• **Goal**:
Scan the lines below for the word "image". Copy each line you find it in.

• **Input**:
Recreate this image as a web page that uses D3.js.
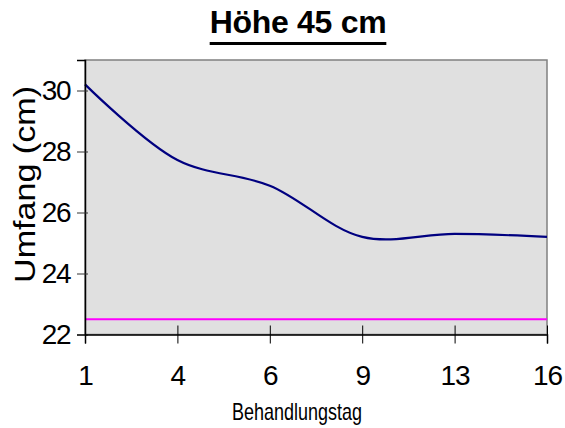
--
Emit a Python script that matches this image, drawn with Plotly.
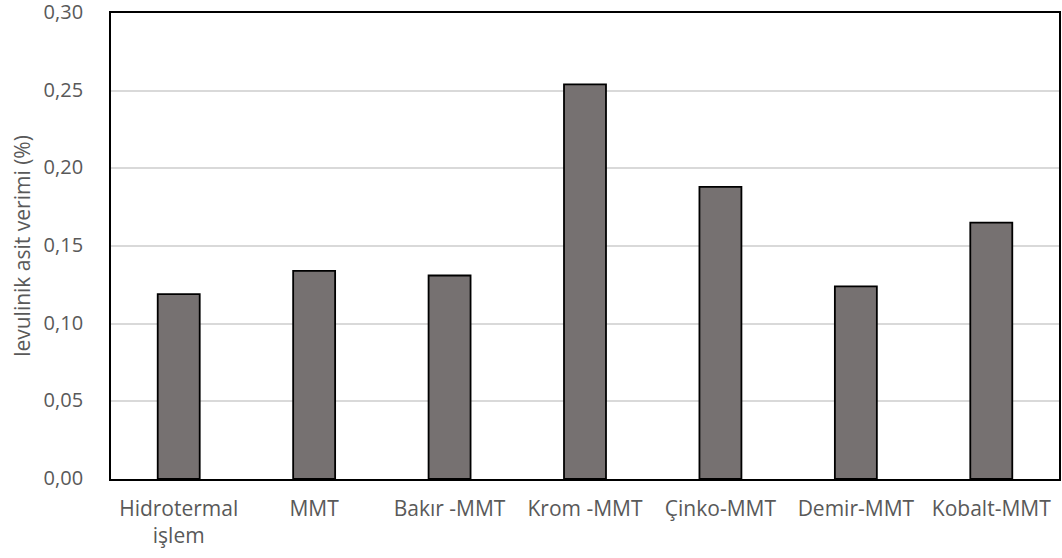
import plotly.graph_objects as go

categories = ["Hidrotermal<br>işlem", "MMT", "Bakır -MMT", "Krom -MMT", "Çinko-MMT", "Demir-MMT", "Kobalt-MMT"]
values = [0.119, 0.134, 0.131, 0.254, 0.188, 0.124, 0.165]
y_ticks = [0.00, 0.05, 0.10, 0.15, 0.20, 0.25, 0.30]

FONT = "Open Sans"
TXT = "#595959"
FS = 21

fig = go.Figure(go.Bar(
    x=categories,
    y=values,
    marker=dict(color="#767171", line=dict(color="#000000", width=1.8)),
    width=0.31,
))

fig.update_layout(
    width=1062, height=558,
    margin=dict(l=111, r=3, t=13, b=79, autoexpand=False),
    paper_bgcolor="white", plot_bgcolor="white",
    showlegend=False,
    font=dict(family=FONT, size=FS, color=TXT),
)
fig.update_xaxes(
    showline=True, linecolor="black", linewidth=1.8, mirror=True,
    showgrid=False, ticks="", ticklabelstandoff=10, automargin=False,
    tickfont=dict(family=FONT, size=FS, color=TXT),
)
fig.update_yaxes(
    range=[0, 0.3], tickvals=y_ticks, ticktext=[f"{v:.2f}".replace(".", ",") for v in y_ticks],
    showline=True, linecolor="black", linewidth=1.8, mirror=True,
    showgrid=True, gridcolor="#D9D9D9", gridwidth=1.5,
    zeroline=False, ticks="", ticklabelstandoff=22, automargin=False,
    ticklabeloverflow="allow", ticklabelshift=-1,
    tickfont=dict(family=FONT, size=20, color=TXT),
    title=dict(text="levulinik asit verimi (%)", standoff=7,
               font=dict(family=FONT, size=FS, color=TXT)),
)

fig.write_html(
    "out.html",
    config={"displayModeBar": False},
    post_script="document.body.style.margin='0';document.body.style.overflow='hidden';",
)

• **Answer for the task**:
Recreate this image as a web page that uses D3.js.
Emit a Python script that matches this image, drawn with Plotly.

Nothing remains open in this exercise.